The rapid evolution of cyber threats and the increasing complexity of digital ecosystems have underscored the need for advanced cybersecurity measures. Intelligent agents will emerge as a promising approach for addressing these challenges, leveraging AI and machine learning techniques to detect and mitigate cyber threats in real-time.
However, the design and deployment of effective agent-based solutions require a structured approach to ensure scalability, interoperability, and adaptability across diverse environments.
This article provides a reference architecture, tailored specifically for AI cybersecurity agents, providing a framework to guide: testing, design, implementation, and evaluation.
Architectural Reference Layers
This article introduces a four-layer reference architecture:
- Social-technological environmental layer
- Environmental layer
- Agent architecture
- Agent function
Social-Technological Environment
The social-technical environment encompasses the broader context in which AI cybersecurity agents operate. This includes the organisational culture, regulatory requirements, user behaviours, and technological infrastructure that shape how agents are deployed, used, and constrained.
Environment Class
The environmental class based on key characteristics such as determinism, observability, discreteness, and competitiveness is essential for understanding the challenges and opportunities faced by AI cybersecurity agents. Different environment classes, ranging from deterministic to stochastic, episodic to sequential, and fully observable to partially observable, present unique complexities that influence agent behaviour and decision-making strategies.

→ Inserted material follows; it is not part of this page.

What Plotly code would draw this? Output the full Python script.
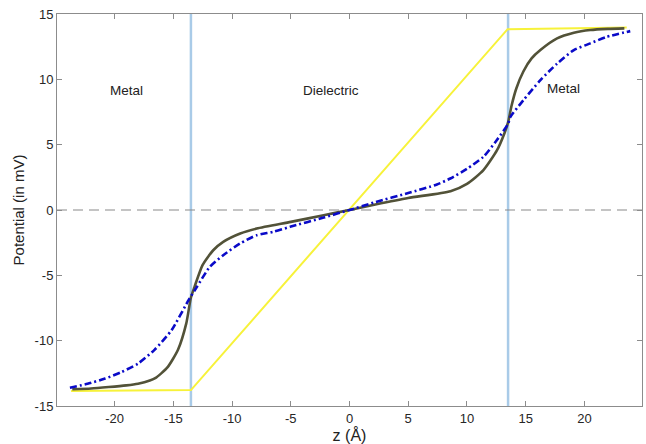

The environment class provides the operating context for the agent(s), worker agent, decision agent, management, reporting or tasking agent, and establishes the agents' objective, goals and activities.
Agent Architecture
The agent architecture for a cyber agent defines their underlying structure, components, and relationships, shaping their ability to perceive, reason, and act in complex environments. Various architectural paradigms, including reactive, deliberative, hybrid, and learning-based approaches, offer different trade-offs between responsiveness and reasoning depth.
Agent Function
The agent function specifies how the agent maps perceptions to actions. It encompasses the decision-making logic, goal representation, and learning mechanisms that determine the agent's behaviour in response to environmental inputs.
Sensor
A sensor is a device or mechanism that detects and responds to some type of input from the environment. In the context of AI agents, sensors are used to gather data or perceptual information about the surrounding environment. Sensors serve as the agent's interface with the external world, providing it with the necessary information to make decisions and take actions.
Actuator
An actuator is a component or mechanism responsible for producing physical actions or responses based on the decisions made by the AI agent. Actuators enable the agent to interact with its environment by manipulating objects, moving itself, or triggering other events. Actuators allow the agent to enact its decisions and produce tangible effects in the cybersecurity environment.
Performance Measures
Performance measures define the criteria for evaluating the success or effectiveness of an agent's behaviour. These measures can include factors such as accuracy, efficiency, robustness, and resource utilisation. Performance measures provide feedback to the agent, guiding its learning and adaptation process towards achieving its goals.
Problem Generator
The problem generator is responsible for identifying and formulating new challenges or tasks for the agent to solve. It explores the environment for opportunities to improve performance or acquire new knowledge. The problem generator can range from simple task generation algorithms to more sophisticated mechanisms that consider the agent's current capabilities and objectives.
Critic
The critic component provides feedback to the agent on its actions and decisions, helping it understand the consequences of its behaviour. It evaluates the agent's performance against predefined goals or criteria and identifies areas for improvement.
Behaviour
The behaviour of the agent refers to the actions it takes in response to incoming percepts and its current state. This behaviour is determined by the agent program and can be influenced by learning mechanisms, performance measures, and external stimuli. The goal of the agent's behaviour is to maximise its performance or utility in the given environment.
Knowledge
Knowledge encompasses the information, representations, and models that the agent acquires and uses to understand its environment, make decisions, and solve problems. This knowledge can be explicit or implicit, structured or unstructured, and can include facts, rules, heuristics, or learned patterns.
Understanding
Each of these component elements plays a crucial role in defining the function and behaviour of your cyber AI agent, allowing it to perceive, reason, learn, understand, decide and act effectively in its environment.
Conclusion
The development of a reference architecture for AI cybersecurity agents is essential for addressing the complex challenges of modern cybersecurity. By providing a standardised framework, a reference architecture facilitates the design, implementation, and evaluation of robust, scalable, and interoperable agent-based solutions. It enhances the understanding, collaboration, and coordination among agents and human counterparts, ultimately strengthening cybersecurity defences and safeguarding digital assets in an ever-evolving threat landscape.